#### Given data ####
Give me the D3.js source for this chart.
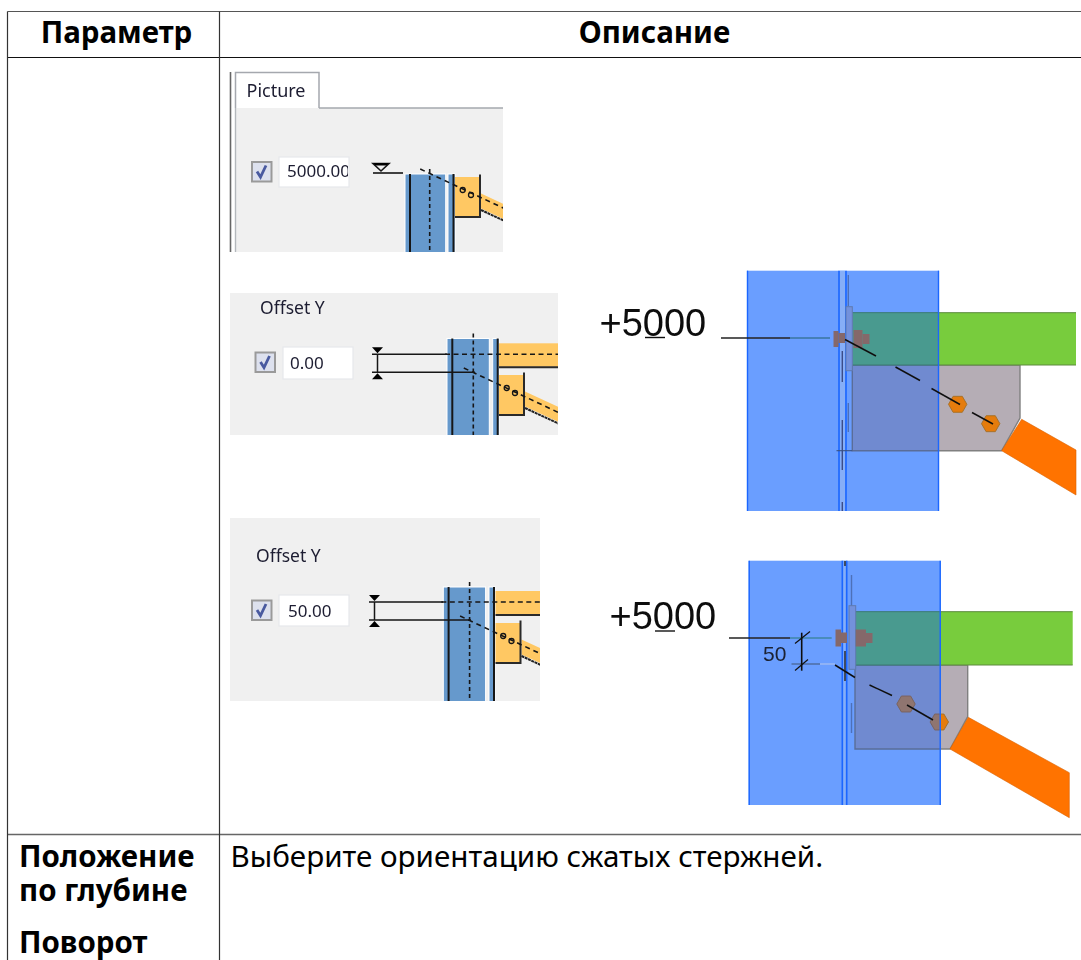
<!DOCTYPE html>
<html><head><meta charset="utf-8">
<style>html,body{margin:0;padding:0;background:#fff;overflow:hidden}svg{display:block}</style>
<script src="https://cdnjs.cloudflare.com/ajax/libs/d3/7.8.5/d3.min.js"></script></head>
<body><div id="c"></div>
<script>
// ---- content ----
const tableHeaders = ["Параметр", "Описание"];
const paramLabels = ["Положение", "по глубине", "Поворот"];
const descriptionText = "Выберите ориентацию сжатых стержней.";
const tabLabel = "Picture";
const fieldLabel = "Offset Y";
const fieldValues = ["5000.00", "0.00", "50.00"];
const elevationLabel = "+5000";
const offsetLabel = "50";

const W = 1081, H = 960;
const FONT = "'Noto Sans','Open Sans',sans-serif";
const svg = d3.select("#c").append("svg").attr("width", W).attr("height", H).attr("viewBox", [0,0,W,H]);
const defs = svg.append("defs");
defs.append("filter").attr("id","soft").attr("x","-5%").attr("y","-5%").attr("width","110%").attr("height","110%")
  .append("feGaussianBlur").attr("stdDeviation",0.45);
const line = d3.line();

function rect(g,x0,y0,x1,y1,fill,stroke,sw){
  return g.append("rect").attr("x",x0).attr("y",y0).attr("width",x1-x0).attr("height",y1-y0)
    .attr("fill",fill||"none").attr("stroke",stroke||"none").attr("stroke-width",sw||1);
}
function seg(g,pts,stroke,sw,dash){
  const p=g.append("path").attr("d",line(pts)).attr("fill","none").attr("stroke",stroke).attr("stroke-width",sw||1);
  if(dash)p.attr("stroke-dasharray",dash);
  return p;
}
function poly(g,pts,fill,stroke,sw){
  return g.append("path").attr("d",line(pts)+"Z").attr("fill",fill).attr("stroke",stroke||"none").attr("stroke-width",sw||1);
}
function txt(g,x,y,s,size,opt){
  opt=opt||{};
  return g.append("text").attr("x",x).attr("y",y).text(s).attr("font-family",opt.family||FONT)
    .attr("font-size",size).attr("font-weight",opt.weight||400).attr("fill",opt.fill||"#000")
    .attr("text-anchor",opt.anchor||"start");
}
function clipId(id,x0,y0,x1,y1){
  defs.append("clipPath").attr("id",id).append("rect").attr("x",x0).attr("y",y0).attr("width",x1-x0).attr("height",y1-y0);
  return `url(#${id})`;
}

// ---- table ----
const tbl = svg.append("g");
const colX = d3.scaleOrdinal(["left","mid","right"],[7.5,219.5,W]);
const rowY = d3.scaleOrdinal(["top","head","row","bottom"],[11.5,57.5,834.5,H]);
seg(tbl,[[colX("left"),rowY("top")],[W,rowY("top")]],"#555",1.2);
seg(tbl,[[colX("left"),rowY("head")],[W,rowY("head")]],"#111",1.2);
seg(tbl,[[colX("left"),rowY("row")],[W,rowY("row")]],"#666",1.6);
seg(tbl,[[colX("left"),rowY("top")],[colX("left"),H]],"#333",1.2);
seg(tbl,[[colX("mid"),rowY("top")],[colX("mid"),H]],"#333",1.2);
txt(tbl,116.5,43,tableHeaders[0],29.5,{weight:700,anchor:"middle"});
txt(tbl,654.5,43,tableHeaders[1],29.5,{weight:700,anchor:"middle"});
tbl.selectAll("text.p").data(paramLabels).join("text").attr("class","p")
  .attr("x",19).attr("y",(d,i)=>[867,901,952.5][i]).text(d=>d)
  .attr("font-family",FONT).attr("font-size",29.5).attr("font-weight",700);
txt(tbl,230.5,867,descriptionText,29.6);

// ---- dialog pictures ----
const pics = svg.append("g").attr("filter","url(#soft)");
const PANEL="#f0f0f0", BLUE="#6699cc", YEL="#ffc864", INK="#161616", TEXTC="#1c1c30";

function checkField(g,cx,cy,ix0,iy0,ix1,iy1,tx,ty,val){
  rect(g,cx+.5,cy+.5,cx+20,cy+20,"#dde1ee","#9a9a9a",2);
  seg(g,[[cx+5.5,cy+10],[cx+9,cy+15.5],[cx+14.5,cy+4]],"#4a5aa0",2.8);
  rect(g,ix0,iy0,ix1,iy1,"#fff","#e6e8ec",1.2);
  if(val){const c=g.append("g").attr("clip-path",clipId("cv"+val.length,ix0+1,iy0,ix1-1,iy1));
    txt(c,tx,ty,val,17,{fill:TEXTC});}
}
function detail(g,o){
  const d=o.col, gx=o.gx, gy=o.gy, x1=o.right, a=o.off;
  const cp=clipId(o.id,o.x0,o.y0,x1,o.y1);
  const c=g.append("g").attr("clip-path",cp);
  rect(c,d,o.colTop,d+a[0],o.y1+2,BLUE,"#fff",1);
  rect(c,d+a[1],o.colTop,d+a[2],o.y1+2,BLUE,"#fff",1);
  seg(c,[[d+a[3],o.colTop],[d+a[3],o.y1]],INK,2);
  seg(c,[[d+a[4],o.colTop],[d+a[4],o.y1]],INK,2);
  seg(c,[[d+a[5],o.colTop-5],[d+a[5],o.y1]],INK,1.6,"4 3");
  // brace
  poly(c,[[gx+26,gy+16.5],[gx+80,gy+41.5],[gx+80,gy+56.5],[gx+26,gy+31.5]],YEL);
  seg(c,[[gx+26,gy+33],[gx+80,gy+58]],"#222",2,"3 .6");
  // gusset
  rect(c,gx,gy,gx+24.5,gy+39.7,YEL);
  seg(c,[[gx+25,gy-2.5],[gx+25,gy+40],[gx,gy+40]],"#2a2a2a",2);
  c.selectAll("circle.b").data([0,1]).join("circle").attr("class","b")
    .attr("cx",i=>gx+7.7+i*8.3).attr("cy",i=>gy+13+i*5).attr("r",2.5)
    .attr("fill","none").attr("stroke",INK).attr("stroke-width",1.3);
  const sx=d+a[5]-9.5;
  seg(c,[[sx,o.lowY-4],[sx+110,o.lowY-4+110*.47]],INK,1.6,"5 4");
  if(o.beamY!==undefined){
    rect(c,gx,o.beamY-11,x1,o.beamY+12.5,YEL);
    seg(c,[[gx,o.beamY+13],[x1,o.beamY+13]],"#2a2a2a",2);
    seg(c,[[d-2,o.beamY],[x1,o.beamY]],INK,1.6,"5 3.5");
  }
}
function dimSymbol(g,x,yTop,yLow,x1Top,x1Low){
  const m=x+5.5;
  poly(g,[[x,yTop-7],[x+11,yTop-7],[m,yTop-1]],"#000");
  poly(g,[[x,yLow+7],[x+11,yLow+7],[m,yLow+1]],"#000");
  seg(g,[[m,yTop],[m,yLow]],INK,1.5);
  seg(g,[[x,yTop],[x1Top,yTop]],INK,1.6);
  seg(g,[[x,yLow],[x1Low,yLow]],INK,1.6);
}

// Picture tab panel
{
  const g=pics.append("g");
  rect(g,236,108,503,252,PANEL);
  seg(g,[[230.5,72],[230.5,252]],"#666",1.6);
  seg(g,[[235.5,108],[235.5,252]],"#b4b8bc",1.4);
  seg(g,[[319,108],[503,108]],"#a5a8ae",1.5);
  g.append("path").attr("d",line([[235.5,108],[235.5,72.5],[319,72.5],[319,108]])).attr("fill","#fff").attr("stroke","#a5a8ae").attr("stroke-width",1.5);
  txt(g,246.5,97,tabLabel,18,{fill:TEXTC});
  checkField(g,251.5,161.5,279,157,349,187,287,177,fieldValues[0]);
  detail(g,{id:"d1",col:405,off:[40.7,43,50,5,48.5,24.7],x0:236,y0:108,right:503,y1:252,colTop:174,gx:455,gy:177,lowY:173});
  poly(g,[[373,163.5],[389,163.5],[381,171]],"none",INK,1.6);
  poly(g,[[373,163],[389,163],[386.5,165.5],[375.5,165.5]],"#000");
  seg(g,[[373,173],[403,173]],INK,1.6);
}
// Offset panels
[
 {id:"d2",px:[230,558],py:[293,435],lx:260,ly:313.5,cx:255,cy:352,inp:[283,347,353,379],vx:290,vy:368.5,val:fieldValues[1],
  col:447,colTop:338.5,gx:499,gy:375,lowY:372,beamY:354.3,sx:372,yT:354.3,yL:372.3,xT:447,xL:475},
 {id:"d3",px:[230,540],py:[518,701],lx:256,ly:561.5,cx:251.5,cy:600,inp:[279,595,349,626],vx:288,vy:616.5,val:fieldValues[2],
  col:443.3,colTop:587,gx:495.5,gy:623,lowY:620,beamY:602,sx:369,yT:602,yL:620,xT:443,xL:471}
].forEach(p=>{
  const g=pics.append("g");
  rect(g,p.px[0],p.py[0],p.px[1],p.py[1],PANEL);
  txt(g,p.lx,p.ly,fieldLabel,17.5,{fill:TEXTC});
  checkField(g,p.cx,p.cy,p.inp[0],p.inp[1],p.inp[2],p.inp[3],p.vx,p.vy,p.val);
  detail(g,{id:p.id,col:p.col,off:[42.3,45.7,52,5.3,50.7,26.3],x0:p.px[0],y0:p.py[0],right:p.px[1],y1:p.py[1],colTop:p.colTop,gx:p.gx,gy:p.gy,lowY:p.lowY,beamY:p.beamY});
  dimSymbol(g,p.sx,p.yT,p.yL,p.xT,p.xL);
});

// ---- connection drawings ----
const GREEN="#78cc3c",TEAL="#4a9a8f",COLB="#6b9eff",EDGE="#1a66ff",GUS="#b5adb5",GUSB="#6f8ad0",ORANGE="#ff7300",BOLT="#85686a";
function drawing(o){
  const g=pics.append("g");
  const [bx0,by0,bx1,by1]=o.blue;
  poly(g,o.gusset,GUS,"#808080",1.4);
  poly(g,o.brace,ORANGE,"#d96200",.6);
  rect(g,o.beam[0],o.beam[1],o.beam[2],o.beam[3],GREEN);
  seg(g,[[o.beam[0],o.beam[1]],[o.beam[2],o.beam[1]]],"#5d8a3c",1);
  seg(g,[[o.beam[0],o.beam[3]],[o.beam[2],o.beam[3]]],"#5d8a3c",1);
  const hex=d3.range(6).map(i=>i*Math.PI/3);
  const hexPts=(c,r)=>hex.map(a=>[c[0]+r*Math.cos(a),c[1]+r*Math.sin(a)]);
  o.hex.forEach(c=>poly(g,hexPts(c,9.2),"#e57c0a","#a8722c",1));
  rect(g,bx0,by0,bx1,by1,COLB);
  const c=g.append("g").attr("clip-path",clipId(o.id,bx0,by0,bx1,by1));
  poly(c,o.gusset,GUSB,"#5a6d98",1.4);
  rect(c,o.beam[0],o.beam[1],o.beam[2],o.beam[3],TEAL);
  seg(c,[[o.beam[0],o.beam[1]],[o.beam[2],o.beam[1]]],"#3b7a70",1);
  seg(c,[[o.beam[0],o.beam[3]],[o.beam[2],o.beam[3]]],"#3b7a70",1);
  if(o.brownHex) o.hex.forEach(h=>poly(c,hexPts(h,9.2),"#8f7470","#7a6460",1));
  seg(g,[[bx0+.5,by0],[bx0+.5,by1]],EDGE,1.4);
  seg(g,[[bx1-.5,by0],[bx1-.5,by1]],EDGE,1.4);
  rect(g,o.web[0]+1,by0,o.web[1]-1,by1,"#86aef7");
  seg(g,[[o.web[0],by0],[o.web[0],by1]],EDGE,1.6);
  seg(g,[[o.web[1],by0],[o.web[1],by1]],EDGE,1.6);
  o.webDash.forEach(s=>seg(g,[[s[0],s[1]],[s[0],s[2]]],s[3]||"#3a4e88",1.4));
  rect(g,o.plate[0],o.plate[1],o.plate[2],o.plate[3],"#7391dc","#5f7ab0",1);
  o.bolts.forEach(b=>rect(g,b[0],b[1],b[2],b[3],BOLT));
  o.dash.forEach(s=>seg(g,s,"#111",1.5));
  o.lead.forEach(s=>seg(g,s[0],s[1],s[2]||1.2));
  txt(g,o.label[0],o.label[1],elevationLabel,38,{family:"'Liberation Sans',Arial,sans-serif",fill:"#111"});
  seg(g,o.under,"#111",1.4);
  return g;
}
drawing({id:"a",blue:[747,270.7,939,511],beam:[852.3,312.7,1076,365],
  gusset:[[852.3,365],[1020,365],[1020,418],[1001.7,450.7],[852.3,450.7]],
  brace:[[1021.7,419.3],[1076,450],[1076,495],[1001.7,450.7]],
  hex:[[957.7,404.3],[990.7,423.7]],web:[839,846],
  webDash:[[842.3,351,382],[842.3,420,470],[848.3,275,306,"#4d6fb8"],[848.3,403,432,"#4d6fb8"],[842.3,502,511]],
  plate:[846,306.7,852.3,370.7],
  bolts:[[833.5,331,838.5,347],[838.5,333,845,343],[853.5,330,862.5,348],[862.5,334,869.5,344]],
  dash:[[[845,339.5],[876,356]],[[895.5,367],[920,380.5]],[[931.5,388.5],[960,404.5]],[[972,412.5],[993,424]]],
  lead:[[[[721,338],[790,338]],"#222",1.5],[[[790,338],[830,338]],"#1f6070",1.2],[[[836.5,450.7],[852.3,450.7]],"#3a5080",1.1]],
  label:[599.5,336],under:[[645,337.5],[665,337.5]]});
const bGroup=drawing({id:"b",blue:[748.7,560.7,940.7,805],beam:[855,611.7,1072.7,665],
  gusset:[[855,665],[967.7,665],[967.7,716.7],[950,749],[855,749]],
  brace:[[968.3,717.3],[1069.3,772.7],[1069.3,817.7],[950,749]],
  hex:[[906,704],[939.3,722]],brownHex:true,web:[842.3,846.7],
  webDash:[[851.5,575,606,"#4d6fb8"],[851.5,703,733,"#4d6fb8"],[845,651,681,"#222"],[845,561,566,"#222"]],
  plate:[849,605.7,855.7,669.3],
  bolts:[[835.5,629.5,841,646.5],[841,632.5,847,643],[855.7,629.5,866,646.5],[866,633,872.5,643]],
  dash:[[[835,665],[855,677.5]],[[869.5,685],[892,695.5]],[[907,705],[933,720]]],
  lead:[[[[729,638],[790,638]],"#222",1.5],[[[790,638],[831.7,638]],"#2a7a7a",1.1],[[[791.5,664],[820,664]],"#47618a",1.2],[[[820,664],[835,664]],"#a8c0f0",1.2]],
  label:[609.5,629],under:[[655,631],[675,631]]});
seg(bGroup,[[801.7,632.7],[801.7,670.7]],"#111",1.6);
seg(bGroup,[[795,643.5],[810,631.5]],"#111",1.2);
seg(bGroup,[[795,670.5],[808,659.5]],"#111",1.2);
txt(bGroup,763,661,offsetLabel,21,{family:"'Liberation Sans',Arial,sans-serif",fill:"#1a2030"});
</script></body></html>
####
Given task –
Your task is to return the lines above, from the first one up to and including the line containing "const line = d3.line();", minus any pictures.

Output below –
Give me the D3.js source for this chart.
<!DOCTYPE html>
<html><head><meta charset="utf-8">
<style>html,body{margin:0;padding:0;background:#fff;overflow:hidden}svg{display:block}</style>
<script src="https://cdnjs.cloudflare.com/ajax/libs/d3/7.8.5/d3.min.js"></script></head>
<body><div id="c"></div>
<script>
// ---- content ----
const tableHeaders = ["Параметр", "Описание"];
const paramLabels = ["Положение", "по глубине", "Поворот"];
const descriptionText = "Выберите ориентацию сжатых стержней.";
const tabLabel = "Picture";
const fieldLabel = "Offset Y";
const fieldValues = ["5000.00", "0.00", "50.00"];
const elevationLabel = "+5000";
const offsetLabel = "50";

const W = 1081, H = 960;
const FONT = "'Noto Sans','Open Sans',sans-serif";
const svg = d3.select("#c").append("svg").attr("width", W).attr("height", H).attr("viewBox", [0,0,W,H]);
const defs = svg.append("defs");
defs.append("filter").attr("id","soft").attr("x","-5%").attr("y","-5%").attr("width","110%").attr("height","110%")
  .append("feGaussianBlur").attr("stdDeviation",0.45);
const line = d3.line();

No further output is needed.